What Does a Tool and Die Maker Do?April 26, 2023
Does your company struggle to find qualified candidates for apprenticeship programs? Part of the problem: a lack of interest, or more likely a lack of awareness by high school and vocational school students of apprenticeship opportunities in manufacturing. Those seeking apprenticeships often choose construction trades instead, leaving many manufacturing apprenticeships vacant. This proves particularly true with tool and die apprenticeships because most people have no idea what a tool and die maker does. Our inability to describe to young people the roles, responsibilities and opportunities available to tool and die makers contributes to the lack of interest in this field. If you struggle to explain the complexities of this trade, here’s some help.
Tool and die makers possess a range of specialized skills, knowledge and experience related to designing, producing and maintaining the dies, molds, tools and fixtures used to manufacture various products.
Die makers serve apprenticeships to learn how to read and interpret technical product drawings, and to gain understanding of the precise dimensions and specifications of the parts their dies will make. In addition to other specialized skills and knowledge, tool and die makers need access to advanced tools and equipment, such as CAD/CAM software, precision measuring instruments, specialized cutting tools and state-of-the-art computer-controlled machinery.

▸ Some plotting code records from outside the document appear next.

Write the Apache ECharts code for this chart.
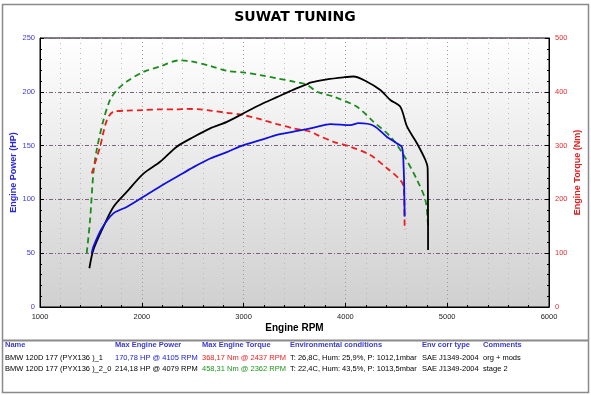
<!DOCTYPE html>
<html><head><meta charset="utf-8">
<script src="https://cdn.jsdelivr.net/npm/echarts@6/dist/echarts.min.js"></script>
<style>html,body{margin:0;padding:0;background:#fff}#c{width:591px;height:395px}</style>
</head><body><div id="c"></div>
<script>
// ---- data ----
const run1PowerRpm = [1508,1524,1607,1721,1852,2016,2180,2344,2508,2672,2836,2999,3163,3327,3491,3655,3721,3852,4048,4130,4277,4409,4507,4556,4572,4578,4582];
const run1PowerHp  = [50,56,73,87,93,102.5,112,121,130,138,144,150.5,155,160,163,166,167.5,170,169,170.8,168.5,158,152,148.5,130,110,84];
const run1TorqueRpm = [1508,1590,1656,1721,1852,2016,2180,2344,2437,2573,2672,2836,2999,3163,3327,3491,3655,3721,3884,4048,4244,4409,4540,4572,4579,4582];
const run1TorqueNm  = [248,298,347,363,365,366,367.5,367.5,368.2,367.5,365,361,357,349,340,332,326,320,307,298,282.5,258,236,224,186,143];
const run2PowerRpm = [1485,1524,1623,1721,1852,2016,2180,2344,2508,2672,2836,2999,3163,3327,3491,3622,3655,3819,3983,4079,4212,4343,4441,4540,4606,4704,4786,4808,4812];
const run2PowerHp  = [36,53,74.6,93,107,124,135,149,158,166,172,180,188,195,202,207,208.5,211.6,213.5,214.2,209.4,201.7,192.4,186,167.6,152,136.6,129,53];
const run2TorqueRpm = [1459,1492,1524,1557,1623,1688,1754,1852,2016,2180,2362,2475,2672,2836,2999,3163,3327,3491,3622,3721,3884,4114,4277,4441,4572,4704,4786,4808,4812];
const run2TorqueNm  = [100,162,248,292,347,385,403,419,437,447,458.3,457,448,439,436,431,425,419,413,400,391,372,344,317,282.5,236,199,162,147];

const xTicks = [1000,6000,1000];   // min, max, interval
const powerTicks = [0,250,50];
const torqueTicks = [0,500,100];

const title = 'SUWAT TUNING';
const tableHeaders = ['Name','Max Engine Power','Max Engine Torque','Environmental conditions','Env corr type','Comments'];
const row1 = ['BMW 120D 177 (PYX136 )_1','170,78 HP @ 4105 RPM','368,17 Nm @ 2437 RPM','T: 26,8C, Hum: 25,9%, P: 1012,1mbar','SAE J1349-2004','org + mods'];
const row2 = ['BMW 120D 177 (PYX136 )_2_0','214,18 HP @ 4079 RPM','458,31 Nm @ 2362 RPM','T: 22,4C, Hum: 43,5%, P: 1013,5mbar','SAE J1349-2004','stage 2'];

// ---- chart ----
const pair = (xs, ys) => xs.map((x, i) => [x, ys[i]]);
const colX = [5,115,202,290,422,483];
const row1Colors = ['#000','#2020dd','#ee2020','#000','#000','#000'];
const row2Colors = ['#000','#000','#1a961a','#000','#000','#000'];
const graphic = [
  {type:'rect', shape:{x:2.5,y:4.5,width:586,height:388}, style:{fill:'none',stroke:'#8a8a8a',lineWidth:1.5}, silent:true},
  {type:'line', shape:{x1:2,y1:340.5,x2:589,y2:340.5}, style:{stroke:'#8a8a8a',lineWidth:2}},
  {type:'text', x:295, y:10, style:{text:title, font:'900 14px "DejaVu Sans"', fill:'#000', align:'center'}}
];
tableHeaders.forEach((t,i)=>graphic.push({type:'text',x:colX[i],y:341,style:{text:t,font:'bold 7.5px "Liberation Sans"',fill:'#3a3ad0'}}));
row1.forEach((t,i)=>graphic.push({type:'text',x:colX[i],y:354,style:{text:t,font:'7.5px "Liberation Sans"',fill:row1Colors[i]}}));
row2.forEach((t,i)=>graphic.push({type:'text',x:colX[i],y:365,style:{text:t,font:'7.5px "Liberation Sans"',fill:row2Colors[i]}}));

const chart = echarts.init(document.getElementById('c'), null, {renderer:'canvas'});
chart.setOption({
  animation:false,
  backgroundColor:'#fff',
  grid:{left:40,right:42,top:38,bottom:88,show:true,borderColor:'#000',borderWidth:1,outerBoundsMode:'none',containLabel:false,
    backgroundColor:new echarts.graphic.LinearGradient(0,0,0,1,[{offset:0,color:'#ffffff'},{offset:1,color:'#d0d0d0'}])},
  xAxis:{type:'value',min:xTicks[0],max:xTicks[1],interval:xTicks[2],
    name:'Engine RPM',nameLocation:'middle',nameGap:16,nameMoveOverlap:false,
    nameTextStyle:{fontFamily:'Liberation Sans',fontWeight:'bold',fontSize:10,color:'#000'},
    axisLine:{lineStyle:{color:'#000'}},axisTick:{inside:true,length:4,lineStyle:{color:'#000'}},
    minorTick:{show:true,splitNumber:5,length:2,lineStyle:{color:'#000'}},
    axisLabel:{fontFamily:'Liberation Sans',fontSize:7.5,color:'#222',margin:6,formatter:v=>String(v)},
    splitLine:{show:true,lineStyle:{color:'#999',type:[1,3],width:1}},
    minorSplitLine:{show:true,lineStyle:{color:'#bbb',type:[1,4],width:1}}},
  yAxis:[
    {type:'value',min:powerTicks[0],max:powerTicks[1],interval:powerTicks[2],position:'left',
      name:'Engine Power (HP)',nameLocation:'middle',nameGap:22,nameMoveOverlap:false,
      nameTextStyle:{fontFamily:'Liberation Sans',fontWeight:'bold',fontSize:9,color:'#2a2ad8'},
      axisLine:{show:true,lineStyle:{color:'#000'}},axisTick:{show:true,inside:true,length:4,lineStyle:{color:'#000'}},
      minorTick:{show:true,splitNumber:5,length:2,lineStyle:{color:'#000'}},
      axisLabel:{fontFamily:'Liberation Sans',fontSize:7.5,color:'#3a3ad0',margin:5},
      splitLine:{show:true,lineStyle:{color:'#806080',type:[4,2,1,2],width:1}}},
    {type:'value',min:torqueTicks[0],max:torqueTicks[1],interval:torqueTicks[2],position:'right',
      name:'Engine Torque (Nm)',nameLocation:'middle',nameGap:24,nameRotate:90,nameMoveOverlap:false,
      nameTextStyle:{fontFamily:'Liberation Sans',fontWeight:'bold',fontSize:9,color:'#e02020'},
      axisLine:{show:true,lineStyle:{color:'#000'}},axisTick:{show:true,inside:true,length:4,lineStyle:{color:'#000'}},
      minorTick:{show:true,splitNumber:5,length:2,lineStyle:{color:'#000'}},
      axisLabel:{fontFamily:'Liberation Sans',fontSize:7.5,color:'#e03030',margin:6},
      splitLine:{show:false}}
  ],
  series:[
    {type:'line',name:'run2 torque',yAxisIndex:1,data:pair(run2TorqueRpm,run2TorqueNm),showSymbol:false,smooth:0.3,
      lineStyle:{color:'#1a8c1a',width:1.8,type:[6,4]}},
    {type:'line',name:'run1 torque',yAxisIndex:1,data:pair(run1TorqueRpm,run1TorqueNm),showSymbol:false,smooth:0.3,
      lineStyle:{color:'#ee1c1c',width:1.8,type:[6,4]}},
    {type:'line',name:'run2 power',yAxisIndex:0,data:pair(run2PowerRpm,run2PowerHp),showSymbol:false,smooth:0.3,
      lineStyle:{color:'#000',width:1.8}},
    {type:'line',name:'run1 power',yAxisIndex:0,data:pair(run1PowerRpm,run1PowerHp),showSymbol:false,smooth:0.3,
      lineStyle:{color:'#1010e0',width:1.8}}
  ],
  graphic:graphic
});
</script></body></html>
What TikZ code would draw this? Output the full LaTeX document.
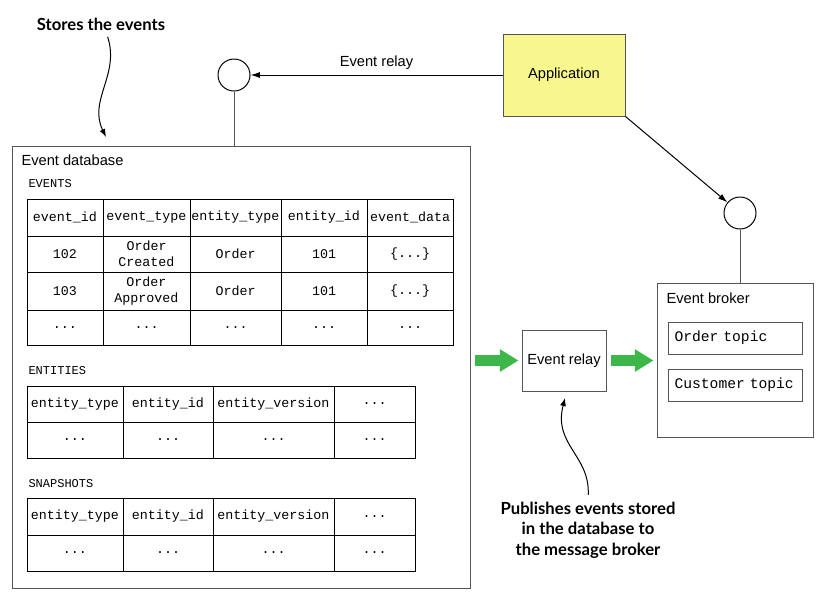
\documentclass[tikz,border=0pt]{standalone}
\usepackage{fontspec}
\setmainfont{Liberation Sans}
\newfontfamily\codefont{Liberation Mono}
\newfontfamily\notefont{Lato}
\usetikzlibrary{arrows.meta}

\tikzset{every picture/.style={line width=0.75pt}}
\tikzset{
  box/.style={draw={rgb, 255:red, 85; green, 85; blue, 85}, inner sep=0pt},
  port/.style={draw, circle, inner sep=0pt, minimum size=24pt},
  title/.style={inner sep=0.75pt, font=\fontsize{11}{13}\selectfont},
  topic/.style={box, minimum width=100.5pt, minimum height=24pt, anchor=west, text width=91.5pt, inner xsep=4.5pt, font=\codefont\fontsize{11}{13}\selectfont},
  cell/.style={inner sep=0.75pt, align=center, font=\codefont\fontsize{10}{12}\selectfont},
  tablename/.style={inner sep=0.75pt, anchor=west, font=\codefont\fontsize{9}{11}\selectfont},
  note/.style={inner sep=0.75pt, align=center, font=\notefont\bfseries\fontsize{12.5}{15.5}\selectfont},
  notearrow/.style={-{Latex[length=6pt,width=4.5pt]}},
  flow/.style={draw={rgb, 255:red, 61; green, 183; blue, 74}, line width=8pt, -{Triangle[length=14pt,width=16pt]}, shorten <=3pt, shorten >=2.25pt},
}

\begin{document}
\begin{tikzpicture}[x=0.75pt,y=0.75pt,yscale=-1,xscale=1]
    \path (0,0) rectangle (830,601); %canvas 830 x 601

    %Shape: Rectangle [Event database]
    \node [box, minimum width=343.5pt, minimum height=331.5pt] (db) at (241,367) {};
    %Shape: Rectangle [Application]
    \node [box, fill={rgb, 255:red, 248; green, 247; blue, 142}, minimum width=91.5pt, minimum height=61.5pt, font=\fontsize{11}{13}\selectfont] (app) at (564,75) {Application};
    %Shape: Circle
    \node [port] (dbport) at (234,75) {};
    %Shape: Circle
    \node [port] (brokerport) at (740,213) {};
    %Shape: Rectangle [Event broker]
    \node [box, minimum width=117pt, minimum height=115.5pt] (broker) at (735,360) {};
    %Shape: Rectangle [topics]
    \node [topic] (ordertopic) at (668,338) {Order topic};
    \node [topic] (customertopic) at (668,385) {Customer topic};
    %Shape: Rectangle [Event relay]
    \node [box, minimum width=63pt, minimum height=45.75pt, font=\fontsize{11}{13}\selectfont] (relay) at (564,360.5) {Event relay};

    %Straight Lines
    \draw [-{Latex[length=7pt,width=4.5pt]}] (app) -- (dbport) node [midway, above=3pt, title] (relaylabel) {Event relay};
    %Straight Lines
    \draw [-{Latex[length=7pt,width=4.5pt]}] (app.south east) -- (brokerport);
    %Straight Lines
    \draw [draw={rgb, 255:red, 85; green, 85; blue, 85}] (dbport) -- (dbport |- db.north);
    %Straight Lines
    \draw [draw={rgb, 255:red, 85; green, 85; blue, 85}] (brokerport) -- (brokerport |- broker.north);
    %Block Arrows
    \draw [flow] (db.east |- relay.west) -- (relay.west);
    \draw [flow] (relay.east) -- (broker.west |- relay.east);

    % Text Node
    \node [title, anchor=west] (dbtitle) at (20,160) {Event database};
    % Text Node
    \node [title, anchor=west] (brokertitle) at (665,298) {Event broker};

    %EVENTS table
    \node [tablename] (eventsname) at (27,184) {EVENTS};
    \draw (27,199) rectangle (453,345);
    \draw (27,236) -- (453,236);
    \draw (27,272) -- (453,272);
    \draw (27,310) -- (453,310);
    \draw (103,199) -- (103,345);
    \draw (190,199) -- (190,345);
    \draw (281,199) -- (281,345);
    \draw (367,199) -- (367,345);
    \node [cell] (ev11) at (65,217.5) {event\_id};
    \node [cell] (ev12) at (146.5,217.5) {event\_type};
    \node [cell] (ev13) at (235.5,217.5) {entity\_type};
    \node [cell] (ev14) at (324,217.5) {entity\_id};
    \node [cell] (ev15) at (410,217.5) {event\_data};
    \node [cell] (ev21) at (65,254) {102};
    \node [cell] (ev22) at (146.5,254) {Order\\Created};
    \node [cell] (ev23) at (235.5,254) {Order};
    \node [cell] (ev24) at (324,254) {101};
    \node [cell] (ev25) at (410,254) {\{...\}};
    \node [cell] (ev31) at (65,291) {103};
    \node [cell] (ev32) at (146.5,291) {Order\\Approved};
    \node [cell] (ev33) at (235.5,291) {Order};
    \node [cell] (ev34) at (324,291) {101};
    \node [cell] (ev35) at (410,291) {\{...\}};
    \node [cell] (ev41) at (65,327.5) {...};
    \node [cell] (ev42) at (146.5,327.5) {...};
    \node [cell] (ev43) at (235.5,327.5) {...};
    \node [cell] (ev44) at (324,327.5) {...};
    \node [cell] (ev45) at (410,327.5) {...};

    %ENTITIES table
    \node [tablename] (entitiesname) at (27,371) {ENTITIES};
    \draw (27,386) rectangle (415,458);
    \draw (27,422) -- (415,422);
    \draw (123,386) -- (123,458);
    \draw (213,386) -- (213,458);
    \draw (334,386) -- (334,458);
    \node [cell] (en11) at (75,404) {entity\_type};
    \node [cell] (en12) at (168,404) {entity\_id};
    \node [cell] (en13) at (273.5,404) {entity\_version};
    \node [cell] (en14) at (374.5,404) {...};
    \node [cell] (en21) at (75,440) {...};
    \node [cell] (en22) at (168,440) {...};
    \node [cell] (en23) at (273.5,440) {...};
    \node [cell] (en24) at (374.5,440) {...};

    %SNAPSHOTS table
    \node [tablename] (snapshotsname) at (27,484) {SNAPSHOTS};
    \draw (27,498) rectangle (415,571);
    \draw (27,535) -- (415,535);
    \draw (123,498) -- (123,571);
    \draw (213,498) -- (213,571);
    \draw (334,498) -- (334,571);
    \node [cell] (sn11) at (75,516.5) {entity\_type};
    \node [cell] (sn12) at (168,516.5) {entity\_id};
    \node [cell] (sn13) at (273.5,516.5) {entity\_version};
    \node [cell] (sn14) at (374.5,516.5) {...};
    \node [cell] (sn21) at (75,553) {...};
    \node [cell] (sn22) at (168,553) {...};
    \node [cell] (sn23) at (273.5,553) {...};
    \node [cell] (sn24) at (374.5,553) {...};

    % Annotations
    \node [note] (stores) at (101,24) {Stores the events};
    \coordinate (storestip) at (106,137);
    \draw [notearrow, shorten <=4pt] (stores.south -| storestip) .. controls (120,75) and (88,100) .. (storestip);
    \node [note] (publishes) at (588,530) {Publishes events stored\\in the database to\\the message broker};
    \coordinate (relaytip) at (565,398);
    \draw [notearrow, shorten <=4pt] (publishes.north) .. controls (590,455) and (553,445) .. (relaytip);

\end{tikzpicture}
\end{document}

And, many die designers and tooling engineers begin their careers as tool and die apprentices.
Design and Engineering
Designing metal stamping dies involves a series of steps that require careful planning and execution. The first step in designing a die: Define the project scope and requirements. This includes identifying the type of part to be produced, the material it will be made from, the required tolerances and surface finishes, and any other specifications or constraints that must be controlled during production. This information guides the design process and ensures that the final product meets the required standards.
With the project scope and requirements defined, the die designer and die maker then develop a process layout for the die. They create concept drawings and determine the sequence of operations required to produce the desired part. The concept incorporates a clear understanding of the part geometry, tolerances, the number of process steps and the process methodology required to produce the part.